Oh that one would hear me! behold, my desire is, that the Almighty would answer me, and that mine adversary had written a book.
(35) Oh that one would hear me!—The rendering noticed in the margin is probably the right one—Oh that I had one to hear me! Lo, here is my mark! i.e., my signature, my declaration, which I am ready to subscribe; and oh that mine adversary had written a book! More correctly, perhaps, “That I had the book or indictment that my adversary hath written; would that I had it in black and white before me, that I might deal with it accordingly, and answer it point to point.” Here, then, is the same deviation from strict sequence of order that we observed in Job 29:18. Job 31:35-37 ought to come after Job 31:38-40; but the writer’s ideas of symmetry and order were not as ours, and this, in some respects, may be more natural, though, strictly speaking, less correct.

I would declare unto him the number of my steps; as a prince would I go near unto him.
(37) I would declarei.e., “I would readily give an account of all my actions, and meet him with alacrity and perfect confidence.” Others suppose the meaning to be, “I would meet him as I would meet a prince, with the utmost deference and respect, not at all as an enemy, but as one worthy of all honour and regard.” The actual meaning is uncertain. On the other hand, he has been spoken of by his friends: as a fool (Job 5:2), by Eliphaz; as a man full of words, a liar, and a mocker (Job 11:2-3), by Zophar; as perverse, wicked, and iniquitous (Job 11:12; Job 11:14); a blasphemer and a hypocrite, by Eliphaz (Job 15:4-5; Job 15:13; Job 15:16; Job 15:34, &c.); as wicked, a robber, and ignorant of God, by Bildad (Job 18:5; Job 18:14); as wicked and a hypocrite, by Zophar (Job 20:5); as extortionate and oppressive (Job 31:15; Job 31:19, &c.); as a tyrant and an impious man, by Eliphaz (Job 22:5; Job 22:9; Job 22:13; Job 22:17, &c.).

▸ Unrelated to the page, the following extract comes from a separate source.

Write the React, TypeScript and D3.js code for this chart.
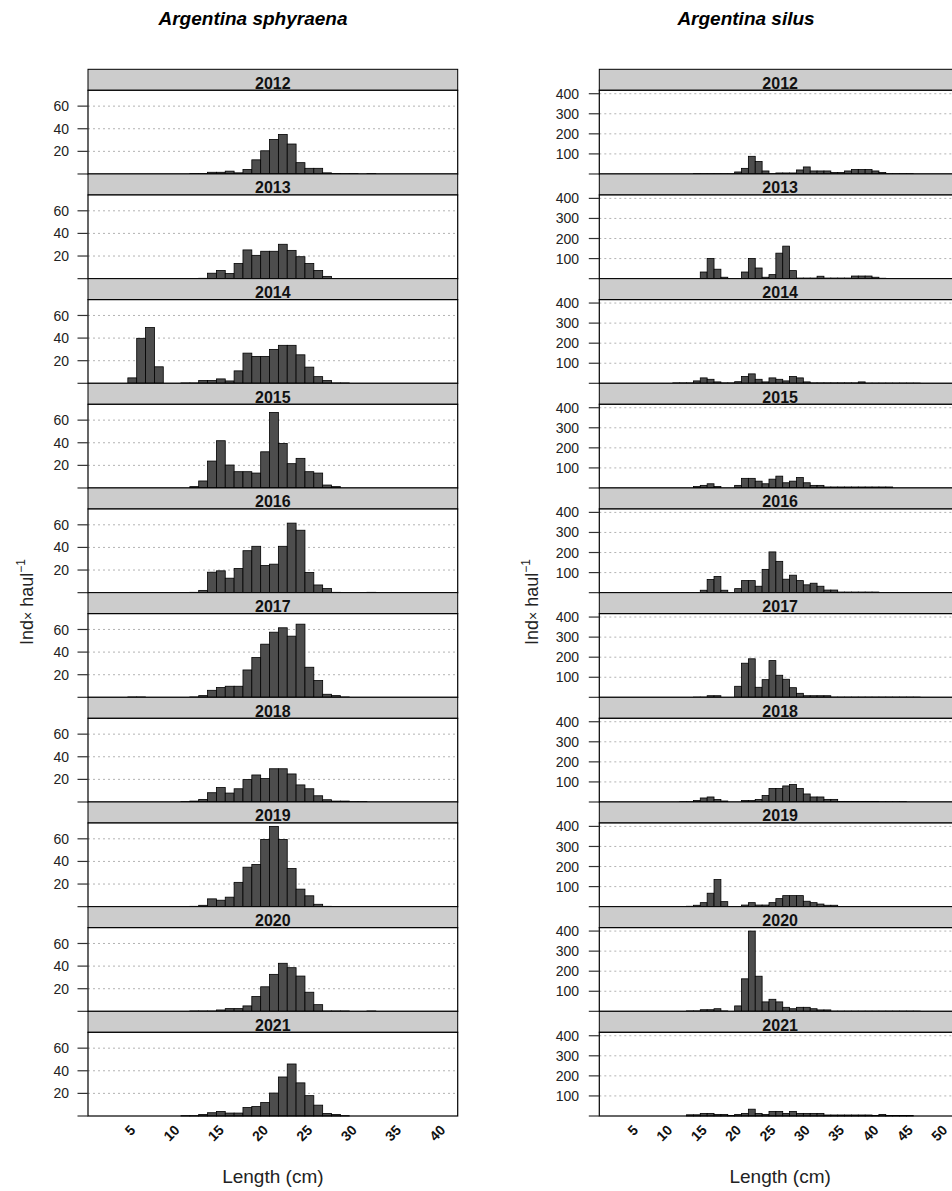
import React from "react";
import * as d3 from "d3";

// ---------- data ----------
const years = [2012, 2013, 2014, 2015, 2016, 2017, 2018, 2019, 2020, 2021];

// Argentina sphyraena: length classes (cm)
const sphLengths = [5, 6, 7, 8, 9, 10, 11, 12, 13, 14, 15, 16, 17, 18, 19, 20, 21, 22, 23, 24, 25, 26, 27, 28, 29, 30, 31, 32];
const sph2012 = [0, 0, 0, 0, 0, 0, 0, 0.3, 0.3, 1.5, 1.5, 2.5, 1, 4, 12.5, 20.5, 30.5, 35, 26.5, 10, 5, 5, 1, 0.3, 0.2, 0.2, 0, 0.2];
const sph2013 = [0, 0, 0, 0, 0, 0, 0, 0, 0.3, 4.8, 7.2, 4.5, 13.4, 25.4, 20.6, 24.2, 24.2, 30.4, 25, 19.4, 13.4, 7.2, 2, 0, 0, 0, 0, 0];
const sph2014 = [4.8, 39.8, 49.3, 14.6, 0, 0, 0.3, 0.3, 2.4, 2.4, 3.9, 2.1, 11, 26.7, 23.8, 23.8, 30, 33.6, 33.6, 25.2, 14.3, 5.9, 2.4, 0.3, 0.3, 0, 0, 0];
const sph2015 = [0, 0, 0, 0, 0, 0, 0, 1.2, 6.2, 23.8, 41.8, 20.3, 14.4, 14.4, 13.2, 32, 66.8, 39.4, 21.5, 26.2, 14.4, 13.2, 2.6, 1.2, 0, 0, 0, 0];
const sph2016 = [0, 0, 0, 0, 0, 0, 0, 0.3, 2, 18.1, 19.3, 12.8, 21.4, 37.1, 41, 24, 25.2, 41, 61.5, 55.2, 17.8, 6.8, 3.6, 0.3, 0, 0, 0, 0.3];
const sph2017 = [0.3, 0.3, 0, 0, 0, 0, 0, 0.3, 1.5, 6.2, 8.6, 9.8, 9.8, 24.2, 35.2, 47, 57.6, 61.5, 54.1, 64.7, 26.6, 14.8, 2.7, 1.5, 0.3, 0, 0, 0];
const sph2018 = [0, 0, 0, 0, 0, 0, 0.2, 0.8, 2.3, 8.2, 12.8, 7.9, 11.7, 19.8, 23.9, 20.7, 29.4, 29.4, 24.8, 15.1, 11.7, 5.5, 2, 0.8, 0.8, 0.2, 0.2, 0];
const sph2019 = [0, 0, 0, 0, 0, 0, 0, 0.3, 1.2, 6.9, 5.7, 8.4, 21.5, 34.9, 37.3, 59.4, 71, 59.4, 33.7, 15.5, 9.6, 2.1, 0.3, 0, 0, 0, 0, 0];
const sph2020 = [0, 0, 0, 0, 0, 0, 0, 0.3, 0.3, 0.3, 1.2, 2.4, 2.4, 4.8, 13.1, 21.7, 32.7, 42.5, 38.6, 31.2, 16.9, 5.9, 0.3, 0.3, 0.3, 0, 0, 0.3];
const sph2021 = [0, 0, 0, 0, 0, 0, 0.3, 0.3, 1.4, 2.9, 4, 2.6, 2.6, 7.5, 8.4, 11.9, 20.3, 34.5, 46, 29.3, 18, 9.6, 2.3, 1.4, 0.3, 0, 0, 0];

// Argentina silus: length classes (cm)
const silLengths = [10, 11, 12, 13, 14, 15, 16, 17, 18, 19, 20, 21, 22, 23, 24, 25, 26, 27, 28, 29, 30, 31, 32, 33, 34, 35, 36, 37, 38, 39, 40, 41, 42, 43, 44, 45, 46];
const sil2012 = [0, 0, 0, 0, 1, 1, 1, 1, 1, 1, 10, 28, 88, 62, 15, 1, 5, 5, 5, 20, 35, 15, 15, 15, 7, 7, 15, 22, 22, 22, 15, 7, 1, 1, 1, 1, 0];
const sil2013 = [0, 0, 0, 0, 0, 33, 100, 47, 7, 0, 0, 33, 100, 53, 7, 20, 127, 162, 40, 3, 3, 3, 12, 3, 3, 3, 3, 13, 13, 13, 7, 2, 0, 0, 0, 0, 0];
const sil2014 = [0, 2, 2, 2, 12, 27, 20, 7, 2, 2, 8, 34, 47, 20, 7, 27, 20, 12, 34, 27, 7, 2, 2, 2, 2, 2, 2, 2, 7, 1, 1, 1, 1, 1, 1, 1, 1];
const sil2015 = [0, 0, 0, 0, 7, 13, 21, 7, 0, 0, 13, 48, 48, 34, 21, 44, 59, 26, 34, 52, 26, 13, 13, 5, 5, 5, 5, 5, 5, 5, 5, 5, 5, 0, 0, 0, 0];
const sil2016 = [1, 1, 1, 1, 1, 12, 66, 81, 12, 0, 20, 60, 60, 32, 116, 203, 156, 67, 87, 60, 39, 47, 32, 13, 13, 3, 3, 3, 3, 3, 3, 1, 1, 1, 1, 0, 0];
const sil2017 = [0, 0, 0, 0, 1, 1, 8, 8, 0, 0, 55, 170, 192, 50, 88, 183, 110, 90, 48, 20, 8, 8, 8, 8, 1, 1, 1, 1, 1, 1, 1, 1, 1, 1, 1, 1, 1];
const sil2018 = [0, 0, 1, 1, 7, 20, 25, 12, 5, 0, 0, 7, 7, 12, 32, 67, 67, 80, 87, 67, 40, 25, 25, 13, 13, 3, 3, 3, 3, 3, 3, 1, 1, 1, 1, 0, 0];
const sil2019 = [0, 0, 0, 2, 7, 20, 67, 135, 25, 0, 0, 8, 20, 8, 8, 20, 40, 55, 55, 55, 27, 20, 13, 7, 7, 1, 1, 1, 1, 1, 0, 0, 0, 0, 0, 0, 0];
const sil2020 = [0, 0, 0, 2, 2, 8, 8, 13, 2, 0, 27, 162, 400, 175, 47, 60, 47, 20, 13, 20, 20, 13, 7, 7, 1, 1, 1, 1, 1, 1, 1, 1, 1, 1, 1, 1, 1];
const sil2021 = [0, 0, 0, 6, 6, 13, 13, 8, 8, 2, 8, 13, 34, 13, 8, 23, 23, 13, 23, 13, 13, 13, 13, 5, 5, 5, 5, 5, 5, 5, 2, 8, 2, 2, 2, 2, 0];

const sphSeries = [sph2012, sph2013, sph2014, sph2015, sph2016, sph2017, sph2018, sph2019, sph2020, sph2021];
const silSeries = [sil2012, sil2013, sil2014, sil2015, sil2016, sil2017, sil2018, sil2019, sil2020, sil2021];

const sphYTicks = [20, 40, 60];
const silYTicks = [100, 200, 300, 400];
const sphXTicks = [5, 10, 15, 20, 25, 30, 35, 40];
const silXTicks = [5, 10, 15, 20, 25, 30, 35, 40, 45, 50];

// ---------- layout ----------
const W = 952;
const H = 1191;
const FONT = "Arial, 'Liberation Sans', Helvetica, sans-serif";
const facetTop0 = 69.3;
const facetPitch = 104.67;
const stripH = 21;

type PanelCfg = {
  title: string;
  titleX: number;
  lengths: number[];
  series: number[][];
  xDomain: [number, number];
  xRange: [number, number];
  yMax: number;
  yTicks: number[];
  xTicks: number[];
  tickLabelX: number;
  yLabelX: number;
  xTickShift: number;
};

const panels: PanelCfg[] = [
  {
    title: "Argentina sphyraena",
    titleX: 253,
    lengths: sphLengths,
    series: sphSeries,
    xDomain: [0, 41.75],
    xRange: [88, 457.7],
    yMax: 74,
    yTicks: sphYTicks,
    xTicks: sphXTicks,
    tickLabelX: 69,
    yLabelX: 33,
    xTickShift: 4,
  },
  {
    title: "Argentina silus",
    titleX: 746,
    lengths: silLengths,
    series: silSeries,
    xDomain: [-0.2, 52.45],
    xRange: [599.3, 961],
    yMax: 417,
    yTicks: silYTicks,
    xTicks: silXTicks,
    tickLabelX: 579,
    yLabelX: 538,
    xTickShift: 4,
  },
];

function Panel({ cfg }: { cfg: PanelCfg }) {
  const sx = d3.scaleLinear().domain(cfg.xDomain).range(cfg.xRange);
  const [x0, x1] = cfg.xRange;
  const cx = (x0 + x1) / 2;
  const lastBottom = facetTop0 + years.length * facetPitch;
  return (
    <g>
      <text
        x={cfg.titleX}
        y={25}
        textAnchor="middle"
        fontFamily={FONT}
        fontWeight="bold"
        fontStyle="italic"
        fontSize={19}
        fill="#000"
      >
        {cfg.title}
      </text>
      {years.map((yr, i) => {
        const top = facetTop0 + i * facetPitch;
        const pTop = top + stripH;
        const pBot = top + facetPitch;
        const sy = d3.scaleLinear().domain([0, cfg.yMax]).range([pBot, pTop]);
        const vals = cfg.series[i];
        return (
          <g key={yr}>
            <rect x={x0} y={top} width={x1 - x0} height={stripH} fill="#cccccc" stroke="#000" strokeWidth={1} />
            <text
              x={cx}
              y={top + 19.3}
              textAnchor="middle"
              fontFamily={FONT}
              fontWeight="bold"
              fontSize={16}
              fill="#111"
            >
              {yr}
            </text>
            <rect x={x0} y={pTop} width={x1 - x0} height={pBot - pTop} fill="#fff" />
            {cfg.yTicks.map((t) => (
              <line
                key={"g" + t}
                x1={x0}
                x2={x1}
                y1={sy(t)}
                y2={sy(t)}
                stroke="#a0a0a0"
                strokeWidth={0.8}
                strokeDasharray="2,3"
              />
            ))}
            {cfg.lengths.map((L, j) => {
              const v = vals[j];
              if (!v) return null;
              const xl = sx(L - 0.5);
              const xr = sx(L + 0.5);
              return (
                <rect
                  key={L}
                  x={xl}
                  y={sy(v)}
                  width={xr - xl}
                  height={pBot - sy(v)}
                  fill="#4d4d4d"
                  stroke="#000"
                  strokeWidth={0.8}
                />
              );
            })}
            <rect x={x0} y={pTop} width={x1 - x0} height={pBot - pTop} fill="none" stroke="#000" strokeWidth={1.2} />
            {[0, ...cfg.yTicks].map((t) => (
              <line key={"t" + t} x1={x0 - 10.5} x2={x0} y1={sy(t)} y2={sy(t)} stroke="#333" strokeWidth={1.2} />
            ))}
            {cfg.yTicks.map((t) => (
              <text
                key={"l" + t}
                x={cfg.tickLabelX}
                y={sy(t)}
                dy="0.36em"
                textAnchor="end"
                fontFamily={FONT}
                fontSize={14}
                fill="#222"
              >
                {t}
              </text>
            ))}
          </g>
        );
      })}
      {cfg.xTicks.map((t) => (
        <text
          key={"x" + t}
          transform={`translate(${sx(t) + cfg.xTickShift},${lastBottom + 15}) rotate(-45)`}
          textAnchor="end"
          fontFamily={FONT}
          fontWeight="bold"
          fontSize={14}
          fill="#111"
        >
          {t}
        </text>
      ))}
      <text
        x={cx}
        y={1183}
        textAnchor="middle"
        fontFamily={FONT}
        fontSize={19}
        fill="#222"
      >
        Length (cm)
      </text>
      <text
        transform={`translate(${cfg.yLabelX},602) rotate(-90)`}
        textAnchor="middle"
        fontFamily={FONT}
        fontSize={18}
        fill="#222"
      >
        Ind
        <tspan fontSize={14}>×</tspan>
        <tspan> haul</tspan>
        <tspan fontSize={12} dy={-8}>−1</tspan>
      </text>
    </g>
  );
}

export default function App() {
  return (
    <svg
      width={W}
      height={H}
      viewBox={`0 0 ${W} ${H}`}
      style={{ position: "absolute", left: 0, top: 0, background: "#fff" }}
    >
      <rect x={0} y={0} width={W} height={H} fill="#fff" />
      {panels.map((p) => (
        <Panel key={p.title} cfg={p} />
      ))}
    </svg>
  );
}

If my land cry against me, or that the furrows likewise thereof complain;
(38) Or that the furrows likewise thereof complain.—Rather, Or if the furrows thereof weep together—a strong impersonation to express the consequence of oppression and wrong-doing. It is to be observed that throughout this defence Job has far more than traversed the indictment of his friends. He has shown that he has not only not broken the moral law, as they insinuated, but, much more, has shown himself exemplary in all the relations of life, so that, according to the narrator of the history, he was not only one that feared God and eschewed evil (Job 1:1), but also was perfect, i.e., of sincere and consistent conduct and upright.